Most troubling for China, as it was for the Soviet Union, is its growing set of domestic difficulties. Most of them derive from Xi’s determination to prioritize control by the antiquated and kleptocratic Chinese Communist Party over economic development. The list of resulting problems is nearly endless: endemic corruption, environmental degradation, slowing growth, capricious shifts in government policies (including the abruptly canceled “zero COVID” policy), inefficient enterprises, fraudulent statistical reporting, a rapidly aging population, enormous overproduction, huge youth unemployment, increasing debt, a housing bubble, restive minorities, protectionist policies, the alienation of Western investors, and a clampdown on civil liberties. There also seems to be something of a decline in confidence in, and in the credibility of, the Communist Party’s dictates, a change that could have dire long-term consequences for the regime.
Moreover, China’s efforts in recent years to be treated as a great power have been remarkably unproductive. Rather than generating admiration or obedience from countries that once wished it well, resentment and wariness have soared not only in the West but also in Australia, India, Indonesia, Japan, South Korea, and Vietnam, pushing some of these important neighbors further into the arms of the United States. And the much-touted Belt and Road Initiative is wallowing in unpaid debt, with loan outlays cut from $75 billion in 2016 to $4 billion in 2019.
Given China’s many weaknesses, a policy of containment is scarcely called for. Indeed, it would likely fuel, not allay, the common motivating belief among Chinese leaders that Washington is out to stop their country’s economic growth—something that many fear might cause them to lash out. Most of China’s expansionist moves have nothing to do with force, however. As the former U.S. diplomat Chas Freeman has put it, “There is no military answer to a grand strategy built on a nonviolent expansion of commerce and navigation.”
The alternative is to wait (perhaps for a rather long time) for China to mellow; although currently in eclipse, there is a substantial liberal element in China. This policy of patience could be pursued while warily seeking to profit from China’s economic size and problems to the degree possible.
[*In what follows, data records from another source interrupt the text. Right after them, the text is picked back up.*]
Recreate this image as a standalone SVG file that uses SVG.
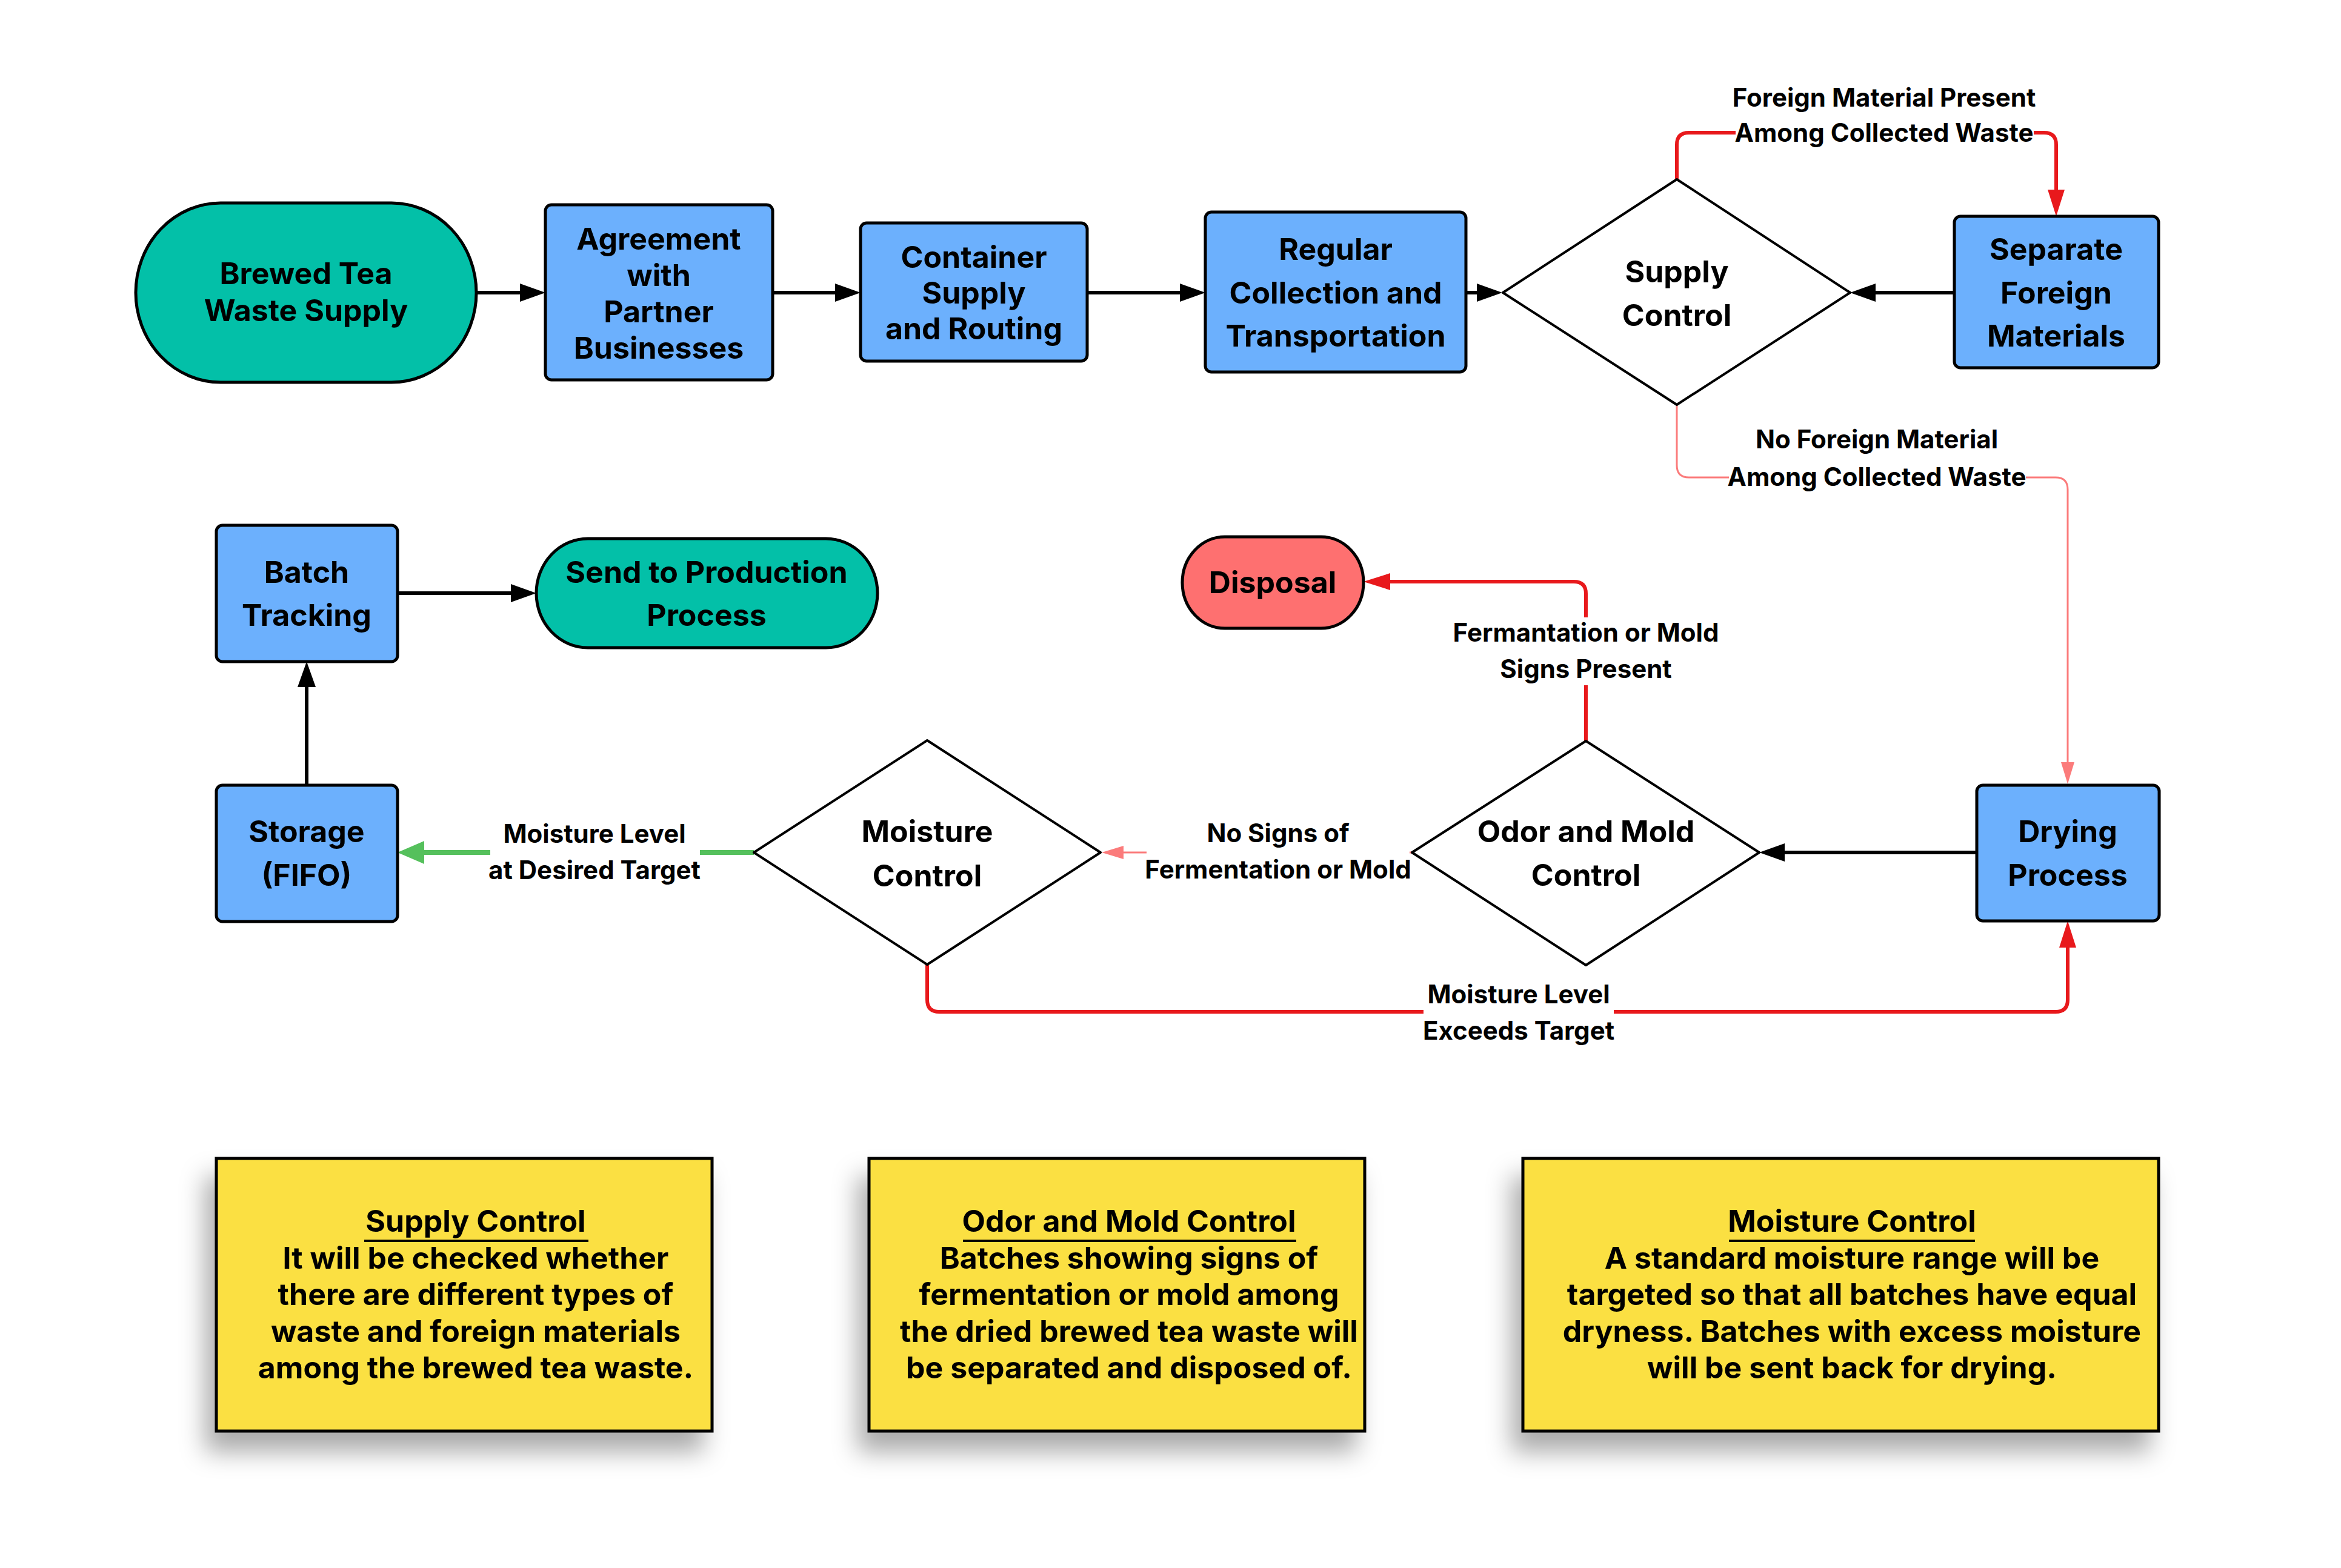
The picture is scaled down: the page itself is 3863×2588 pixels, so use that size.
<svg xmlns="http://www.w3.org/2000/svg" width="3863" height="2588" viewBox="0 0 3863 2588">
<style>
.t{font-family:Inter,"Liberation Sans",sans-serif;font-weight:700;text-anchor:middle;fill:#000}
.n{font-size:50px}
.l{font-size:42px}
.box{fill:#6cb0fd;stroke:#000;stroke-width:5}
.term{fill:#03c0a8;stroke:#000;stroke-width:5}
.dia{fill:#fff;stroke:#000;stroke-width:4;stroke-linejoin:round}
.note{fill:#fbe042;stroke:#000;stroke-width:5}
.blk{fill:none;stroke:#000;stroke-width:6}
.red{fill:none;stroke:#e8191c;stroke-width:6}
.sal{fill:none;stroke:#fb7b7b;stroke-width:3}
.grn{fill:none;stroke:#55c05c;stroke-width:8}
.lbg{fill:#fff}
</style>
<defs>
<marker id="aB" markerUnits="userSpaceOnUse" markerWidth="44" markerHeight="32" refX="30" refY="15" orient="auto"><path d="M0,0 L42,15 L0,30 Z" fill="#000"/></marker>
<marker id="aR" markerUnits="userSpaceOnUse" markerWidth="46" markerHeight="30" refX="32" refY="14" orient="auto"><path d="M0,0 L44,14 L0,28 Z" fill="#e8191c"/></marker>
<marker id="aS" markerUnits="userSpaceOnUse" markerWidth="40" markerHeight="24" refX="26" refY="11" orient="auto"><path d="M0,0 L36,11 L0,22 Z" fill="#fb7b7b"/></marker>
<marker id="aG" markerUnits="userSpaceOnUse" markerWidth="48" markerHeight="40" refX="32" refY="19" orient="auto"><path d="M0,0 L44,19 L0,38 Z" fill="#55c05c"/></marker>
<filter id="sh" x="-20%" y="-20%" width="140%" height="150%"><feDropShadow dx="-16" dy="32" stdDeviation="20" flood-color="#000" flood-opacity="0.33"/></filter>
</defs>

<g id="connectors">
<path class="blk" d="M786,483 H888" marker-end="url(#aB)"/>
<path class="blk" d="M1275,483 H1408" marker-end="url(#aB)"/>
<path class="blk" d="M1794,483 H1977" marker-end="url(#aB)"/>
<path class="blk" d="M2419,483 H2467" marker-end="url(#aB)"/>
<path class="blk" d="M3225,483 H3065" marker-end="url(#aB)"/>
<path class="blk" d="M506,1296 V1104" marker-end="url(#aB)"/>
<path class="blk" d="M656,979 H873" marker-end="url(#aB)"/>
<path class="blk" d="M3262,1407 H2915" marker-end="url(#aB)"/>
<path class="red" d="M2767,296 V239 Q2767,219 2787,219 H3373 Q3393,219 3393,239 V345" marker-end="url(#aR)"/>
<path class="red" d="M2617,1223 V980 Q2617,960 2597,960 H2262" marker-end="url(#aR)"/>
<path class="red" d="M1530,1592 V1650 Q1530,1670 1550,1670 H3392 Q3412,1670 3412,1650 V1532" marker-end="url(#aR)"/>
<path class="sal" d="M2767,668 V768 Q2767,788 2787,788 H3392 Q3412,788 3412,808 V1284" marker-end="url(#aS)"/>
<path class="sal" d="M2330,1407 H1828" marker-end="url(#aS)"/>
<path class="grn" d="M1244,1407 H668" marker-end="url(#aG)"/>

<rect class="lbg" x="2864" y="192" width="492" height="56"/>
<text class="t l" x="3109" y="176">Foreign Material Present</text>
<text class="t l" x="3109" y="234">Among Collected Waste</text>
<rect class="lbg" x="2853" y="758" width="490" height="58"/>
<text class="t l" x="3097" y="740">No Foreign Material</text>
<text class="t l" x="3097" y="802">Among Collected Waste</text>
<rect class="lbg" x="2400" y="1019" width="435" height="112"/>
<text class="t l" x="2617" y="1059">Fermantation or Mold</text>
<text class="t l" x="2617" y="1119">Signs Present</text>
<rect class="lbg" x="809" y="1345" width="346" height="125"/>
<text class="t l" x="981" y="1391">Moisture Level</text>
<text class="t l" x="981" y="1451">at Desired Target</text>
<rect class="lbg" x="1892" y="1345" width="434" height="125"/>
<text class="t l" x="2109" y="1390">No Signs of</text>
<text class="t l" x="2109" y="1450">Fermentation or Mold</text>
<rect class="lbg" x="2349" y="1610" width="314" height="125"/>
<text class="t l" x="2506" y="1656">Moisture Level</text>
<text class="t l" x="2506" y="1716">Exceeds Target</text>
</g>

<g id="brewed">
<path class="term" d="M364,335 H646 A140 148 0 0 1 786 483 A140 148 0 0 1 646 631 H364 A140 148 0 0 1 224 483 A140 148 0 0 1 364 335 Z"/>
<text class="t n" x="505" y="469">Brewed Tea</text>
<text class="t n" x="505" y="530">Waste Supply</text>
</g>
<g id="agreement">
<rect class="box" x="900" y="338" width="375" height="289" rx="10"/>
<text class="t n" x="1087" y="412">Agreement</text>
<text class="t n" x="1087" y="472">with</text>
<text class="t n" x="1087" y="532">Partner</text>
<text class="t n" x="1087" y="592">Businesses</text>
</g>
<g id="container">
<rect class="box" x="1420" y="368" width="374" height="228" rx="10"/>
<text class="t n" x="1607" y="442">Container</text>
<text class="t n" x="1607" y="501">Supply</text>
<text class="t n" x="1607" y="560">and Routing</text>
</g>
<g id="regular">
<rect class="box" x="1989" y="350" width="430" height="264" rx="10"/>
<text class="t n" x="2204" y="429">Regular</text>
<text class="t n" x="2204" y="501">Collection and</text>
<text class="t n" x="2204" y="572">Transportation</text>
</g>
<g id="supply-control">
<polygon class="dia" points="2767,296 3053,483 2767,668 2480,483"/>
<text class="t n" x="2767" y="466">Supply</text>
<text class="t n" x="2767" y="538">Control</text>
</g>
<g id="separate">
<rect class="box" x="3225" y="357" width="337" height="250" rx="10"/>
<text class="t n" x="3393" y="429">Separate</text>
<text class="t n" x="3393" y="501">Foreign</text>
<text class="t n" x="3393" y="572">Materials</text>
</g>
<g id="batch">
<rect class="box" x="357" y="867" width="299" height="225" rx="10"/>
<text class="t n" x="506" y="962">Batch</text>
<text class="t n" x="506" y="1033">Tracking</text>
</g>
<g id="send">
<path class="term" d="M970,889 H1363 A85 90 0 0 1 1448 979 A85 90 0 0 1 1363 1069 H970 A85 90 0 0 1 885 979 A85 90 0 0 1 970 889 Z"/>
<text class="t n" x="1166" y="962">Send to Production</text>
<text class="t n" x="1166" y="1033">Process</text>
</g>
<g id="disposal">
<path d="M2021,886 H2180 A70 75.5 0 0 1 2250 961.5 A70 75.5 0 0 1 2180 1037 H2021 A70 75.5 0 0 1 1951 961.5 A70 75.5 0 0 1 2021 886 Z" fill="#fe7070" stroke="#000" stroke-width="5"/>
<text class="t n" x="2100" y="979">Disposal</text>
</g>
<g id="storage">
<rect class="box" x="357" y="1296" width="299" height="225" rx="10"/>
<text class="t n" x="506" y="1390">Storage</text>
<text class="t n" x="506" y="1462">(FIFO)</text>
</g>
<g id="moisture-control">
<polygon class="dia" points="1530,1222 1816,1407 1530,1592 1244,1407"/>
<text class="t n" x="1530" y="1390">Moisture</text>
<text class="t n" x="1530" y="1463">Control</text>
</g>
<g id="odor-control">
<polygon class="dia" points="2617,1223 2903,1407 2617,1593 2330,1407"/>
<text class="t n" x="2617" y="1390">Odor and Mold</text>
<text class="t n" x="2617" y="1462">Control</text>
</g>
<g id="drying">
<rect class="box" x="3262" y="1296" width="301" height="224" rx="10"/>
<text class="t n" x="3412" y="1390">Drying</text>
<text class="t n" x="3412" y="1462">Process</text>
</g>

<g id="note-supply">
<rect class="note" x="357" y="1912" width="818" height="450" filter="url(#sh)"/>
<text class="t n" x="785" y="2033">Supply Control</text>
<line x1="601" y1="2048" x2="971" y2="2048" stroke="#000" stroke-width="4"/>
<text class="t n" x="785" y="2094">It will be checked whether</text>
<text class="t n" x="785" y="2154">there are different types of</text>
<text class="t n" x="785" y="2215">waste and foreign materials</text>
<text class="t n" x="785" y="2275">among the brewed tea waste.</text>
</g>
<g id="note-odor">
<rect class="note" x="1434" y="1912" width="818" height="450" filter="url(#sh)"/>
<text class="t n" x="1863" y="2033">Odor and Mold Control</text>
<line x1="1589" y1="2048" x2="2139" y2="2048" stroke="#000" stroke-width="4"/>
<text class="t n" x="1863" y="2094">Batches showing signs of</text>
<text class="t n" x="1863" y="2154">fermentation or mold among</text>
<text class="t n" x="1863" y="2215">the dried brewed tea waste will</text>
<text class="t n" x="1863" y="2275">be separated and disposed of.</text>
</g>
<g id="note-moisture">
<rect class="note" x="2513" y="1912" width="1049" height="450" filter="url(#sh)"/>
<text class="t n" x="3056" y="2033">Moisture Control</text>
<line x1="2853" y1="2048" x2="3259" y2="2048" stroke="#000" stroke-width="4"/>
<text class="t n" x="3056" y="2094">A standard moisture range will be</text>
<text class="t n" x="3056" y="2154">targeted so that all batches have equal</text>
<text class="t n" x="3056" y="2215">dryness. Batches with excess moisture</text>
<text class="t n" x="3056" y="2275">will be sent back for drying.</text>
</g>
</svg>
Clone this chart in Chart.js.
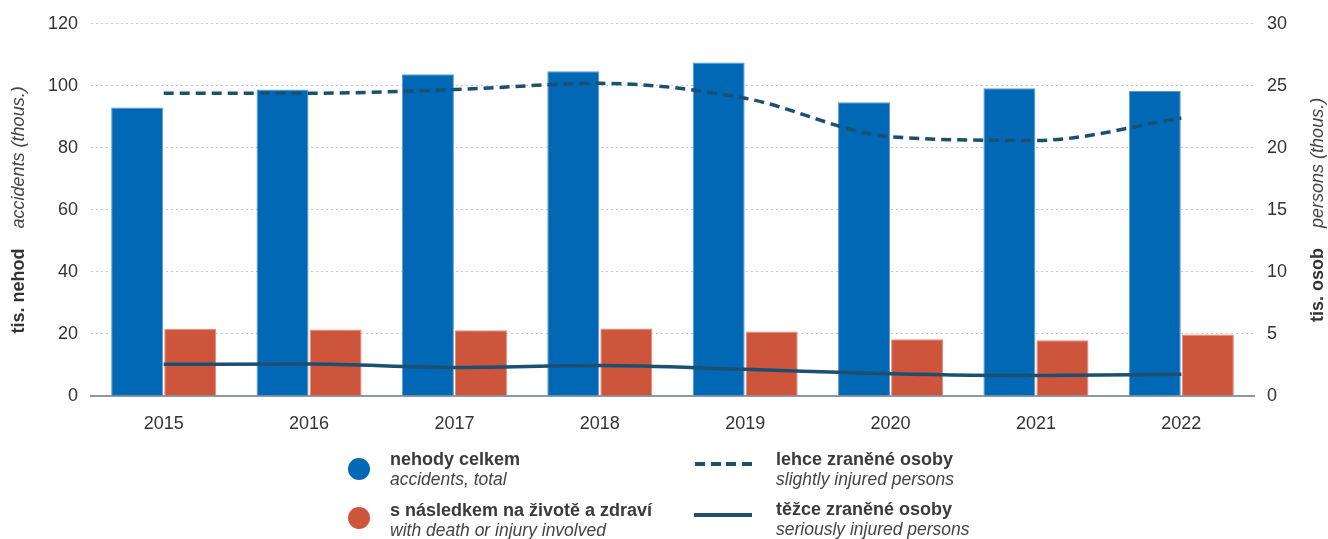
<!DOCTYPE html>
<html>
<head>
<meta charset="utf-8">
<script src="https://cdn.jsdelivr.net/npm/chart.js@4"></script>
<style>
    body { margin: 0; background: #fff; font-family: "Liberation Sans", Arial, sans-serif; }
    #wrap { position: relative; width: 1328px; height: 539px; }
    .leg { position: absolute; color: #3a3a3a; white-space: nowrap; }
    .leg b { display: block; font-size: 18px; line-height: 20px; }
    .leg i { display: block; font-size: 17.5px; line-height: 20px; color: #444; }
    .dot { position: absolute; width: 22px; height: 22px; border-radius: 50%; }
    .ln { position: absolute; width: 58px; height: 3.5px; }
</style>
</head>
<body>
<div id="wrap">
    <canvas id="myChart" width="1328" height="539"></canvas>

    <div class="dot" style="left:348px; top:458px; background:#0068b4;"></div>
    <div class="leg" style="left:390px; top:449px;"><b>nehody celkem</b><i>accidents, total</i></div>
    <div class="dot" style="left:348px; top:507px; background:#cc553b;"></div>
    <div class="leg" style="left:390px; top:500px;"><b>s následkem na životě a zdraví</b><i>with death or injury involved</i></div>

    <div class="ln" style="left:695px; top:462px; background:repeating-linear-gradient(to right, #1d4f70 0 10px, transparent 10px 15.5px);"></div>
    <div class="leg" style="left:776px; top:449px;"><b>lehce zraněné osoby</b><i>slightly injured persons</i></div>
    <div class="ln" style="left:694px; top:513px; background:#1d4f70;"></div>
    <div class="leg" style="left:776px; top:499px;"><b>těžce zraněné osoby</b><i>seriously injured persons</i></div>
</div>

<script>
// Data (thousands)
const years = ['2015', '2016', '2017', '2018', '2019', '2020', '2021', '2022'];
const accidentsTotal = [93.0, 98.8, 103.7, 104.7, 107.5, 94.7, 99.2, 98.3];
const accidentsInjury = [21.7, 21.4, 21.2, 21.8, 20.8, 18.3, 18.0, 19.8];
const slightlyInjured = [24.4, 24.4, 24.7, 25.2, 24.0, 20.9, 20.6, 22.4];
const seriouslyInjured = [2.55, 2.57, 2.3, 2.45, 2.15, 1.8, 1.65, 1.75];

const leftTicks = [0, 20, 40, 60, 80, 100, 120];
const rightTicks = [0, 5, 10, 15, 20, 25, 30];

const lineColor = '#1d4f70';
const tickFont = { size: 18, family: '"Liberation Sans", Arial' };

// Draws the two-part rotated axis titles (bold Czech + italic English)
const axisTitles = {
    id: 'axisTitles',
    afterDraw(chart) {
        const ctx = chart.ctx;
        const area = chart.chartArea;
        const midY = (area.top + area.bottom) / 2;
        const draw = (x, boldText, italicText) => {
            ctx.save();
            ctx.translate(x, midY);
            ctx.rotate(-Math.PI / 2);
            ctx.textBaseline = 'middle';
            ctx.fillStyle = '#333';
            const boldFont = 'bold 18px "Liberation Sans", Arial, sans-serif';
            const italicFont = 'italic 18px "Liberation Sans", Arial, sans-serif';
            ctx.font = boldFont;
            const wb = ctx.measureText(boldText).width;
            ctx.font = italicFont;
            const wi = ctx.measureText(italicText).width;
            const gap = 20;
            let start = -(wb + gap + wi) / 2;
            ctx.font = boldFont;
            ctx.textAlign = 'left';
            ctx.fillText(boldText, start, 0);
            ctx.font = italicFont;
            ctx.fillStyle = '#444';
            ctx.fillText(italicText, start + wb + gap, 0);
            ctx.restore();
        };
        draw(19, 'tis. nehod', 'accidents (thous.)');
        draw(1318, 'tis. osob', 'persons (thous.)');
    }
};

const ctx = document.getElementById('myChart').getContext('2d');
const myChart = new Chart(ctx, {
    data: {
        labels: years,
        datasets: [
            {
                type: 'line',
                label: 'lehce zraněné osoby',
                data: slightlyInjured,
                yAxisID: 'y2',
                borderColor: lineColor,
                borderWidth: 3.5,
                borderDash: [10, 6],
                pointRadius: 0,
                cubicInterpolationMode: 'monotone',
                order: 0
            },
            {
                type: 'line',
                label: 'těžce zraněné osoby',
                data: seriouslyInjured,
                yAxisID: 'y2',
                borderColor: lineColor,
                borderWidth: 3.5,
                pointRadius: 0,
                cubicInterpolationMode: 'monotone',
                order: 0
            },
            {
                type: 'bar',
                label: 'nehody celkem',
                data: accidentsTotal,
                yAxisID: 'y',
                backgroundColor: '#0068b4',
                borderColor: '#5b9bd2',
                borderWidth: 1,
                barPercentage: 0.98,
                categoryPercentage: 0.73,
                order: 1
            },
            {
                type: 'bar',
                label: 's následkem na životě a zdraví',
                data: accidentsInjury,
                yAxisID: 'y',
                backgroundColor: '#cc553b',
                borderColor: '#e58a74',
                borderWidth: 1,
                barPercentage: 0.98,
                categoryPercentage: 0.73,
                order: 1
            }
        ]
    },
    options: {
        responsive: false,
        animation: false,
        layout: { padding: { top: 12, bottom: 0, left: 0, right: 0 } },
        plugins: {
            legend: { display: false },
            tooltip: { enabled: false }
        },
        scales: {
            x: {
                grid: { display: false, drawTicks: false },
                border: { color: '#8a99a6', width: 2 },
                ticks: { color: '#333', font: tickFont, padding: 17 },
                afterFit(scale) { scale.height = 143; }
            },
            y: {
                position: 'left',
                min: 0,
                max: 120,
                afterBuildTicks(scale) { scale.ticks = leftTicks.map(v => ({ value: v })); },
                grid: { color: '#c8c8c8', lineWidth: 1, drawTicks: false },
                border: { display: false, dash: [2, 3] },
                ticks: { color: '#333', font: tickFont, padding: 13 },
                afterFit(scale) { scale.width = 91; }
            },
            y2: {
                position: 'right',
                min: 0,
                max: 30,
                afterBuildTicks(scale) { scale.ticks = rightTicks.map(v => ({ value: v })); },
                grid: { display: false, drawTicks: false },
                border: { display: false },
                ticks: { color: '#333', font: tickFont, padding: 13 },
                afterFit(scale) { scale.width = 74; }
            }
        }
    },
    plugins: [axisTitles]
});
</script>
</body>
</html>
The United States should also continue to maintain the decades-long charade in which Taiwan is effectively independent as long as it doesn’t say so. It might also humor China by welcoming it into the global leadership club as if that had some tangible meaning. If the United States can declare itself to be the one indispensable nation (suggesting that other nations are, well, dispensable), why should China be denied the opportunity to wallow in such self-important and essentially meaningless proclamations?
The lesson of the Cold War is not about the value of persistent containment in breaking your adversary’s will and sapping its power. It is about the wisdom of standing back, keeping your cool, and letting the contradictions in your opponent’s system become apparent. In a 2018 article in Foreign Affairs, Kurt Campbell and Ely Ratner (both now members of the Biden administration) opened by observing that “the United States has always had an outsize sense of its ability to determine China’s course.” Instead of repeating that misguided approach, policymakers might keep in mind an apt maxim from Napoleon Bonaparte: “Never interrupt your enemy when he is making a mistake.”